**BRIEF:** Would you write out the listing verbatim and skip every picture in it?

:: DATA EXCERPT

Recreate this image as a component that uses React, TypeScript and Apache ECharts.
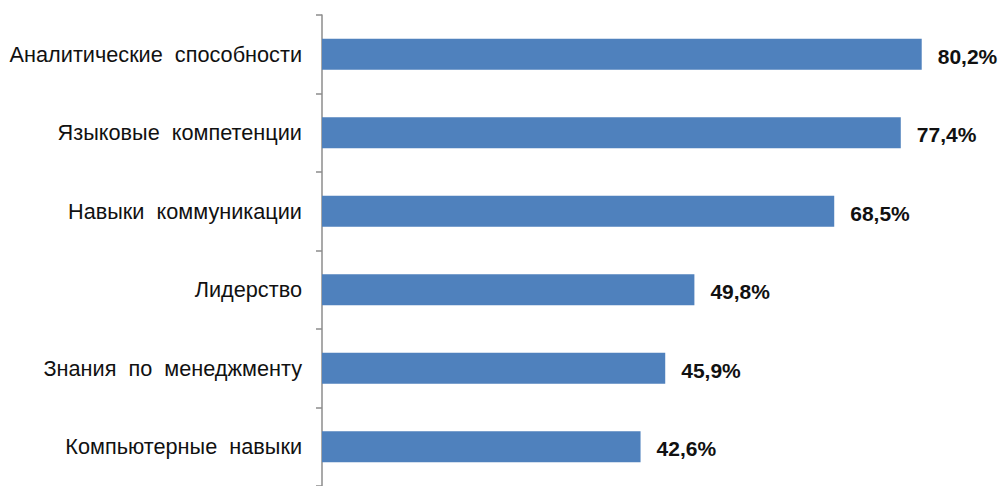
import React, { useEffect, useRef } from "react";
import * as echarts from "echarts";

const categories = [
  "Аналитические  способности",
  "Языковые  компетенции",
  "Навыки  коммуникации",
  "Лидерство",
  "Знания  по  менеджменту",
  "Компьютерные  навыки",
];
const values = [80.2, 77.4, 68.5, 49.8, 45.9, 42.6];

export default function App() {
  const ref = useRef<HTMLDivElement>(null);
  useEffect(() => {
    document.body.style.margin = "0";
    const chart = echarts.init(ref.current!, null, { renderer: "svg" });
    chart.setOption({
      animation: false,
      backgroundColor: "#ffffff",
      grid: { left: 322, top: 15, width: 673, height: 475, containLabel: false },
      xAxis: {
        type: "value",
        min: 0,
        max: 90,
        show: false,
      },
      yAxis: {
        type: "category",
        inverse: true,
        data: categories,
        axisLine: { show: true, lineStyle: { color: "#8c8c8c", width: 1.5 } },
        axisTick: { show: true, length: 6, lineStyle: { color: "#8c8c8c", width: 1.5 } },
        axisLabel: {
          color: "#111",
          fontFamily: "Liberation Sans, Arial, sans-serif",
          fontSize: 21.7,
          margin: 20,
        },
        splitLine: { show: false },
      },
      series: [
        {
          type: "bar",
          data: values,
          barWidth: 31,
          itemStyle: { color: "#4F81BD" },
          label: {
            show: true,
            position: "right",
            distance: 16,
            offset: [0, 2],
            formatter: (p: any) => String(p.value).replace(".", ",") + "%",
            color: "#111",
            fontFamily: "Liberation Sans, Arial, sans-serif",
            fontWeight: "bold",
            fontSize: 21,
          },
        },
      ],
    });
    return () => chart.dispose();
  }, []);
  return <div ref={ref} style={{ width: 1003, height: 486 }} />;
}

::::

**RESPONSE TO THE TASK:**
Recreate this image as a component that uses React, TypeScript and Apache ECharts.
import React, { useEffect, useRef } from "react";
import * as echarts from "echarts";

const categories = [
  "Аналитические  способности",
  "Языковые  компетенции",
  "Навыки  коммуникации",
  "Лидерство",
  "Знания  по  менеджменту",
  "Компьютерные  навыки",
];
const values = [80.2, 77.4, 68.5, 49.8, 45.9, 42.6];

export default function App() {
  const ref = useRef<HTMLDivElement>(null);
  useEffect(() => {
    document.body.style.margin = "0";
    const chart = echarts.init(ref.current!, null, { renderer: "svg" });
    chart.setOption({
      animation: false,
      backgroundColor: "#ffffff",
      grid: { left: 322, top: 15, width: 673, height: 475, containLabel: false },
      xAxis: {
        type: "value",
        min: 0,
        max: 90,
        show: false,
      },
      yAxis: {
        type: "category",
        inverse: true,
        data: categories,
        axisLine: { show: true, lineStyle: { color: "#8c8c8c", width: 1.5 } },
        axisTick: { show: true, length: 6, lineStyle: { color: "#8c8c8c", width: 1.5 } },
        axisLabel: {
          color: "#111",
          fontFamily: "Liberation Sans, Arial, sans-serif",
          fontSize: 21.7,
          margin: 20,
        },
        splitLine: { show: false },
      },
      series: [
        {
          type: "bar",
          data: values,
          barWidth: 31,
          itemStyle: { color: "#4F81BD" },
          label: {
            show: true,
            position: "right",
            distance: 16,
            offset: [0, 2],
            formatter: (p: any) => String(p.value).replace(".", ",") + "%",
            color: "#111",
            fontFamily: "Liberation Sans, Arial, sans-serif",
            fontWeight: "bold",
            fontSize: 21,
          },
        },
      ],
    });
    return () => chart.dispose();
  }, []);
  return <div ref={ref} style={{ width: 1003, height: 486 }} />;
}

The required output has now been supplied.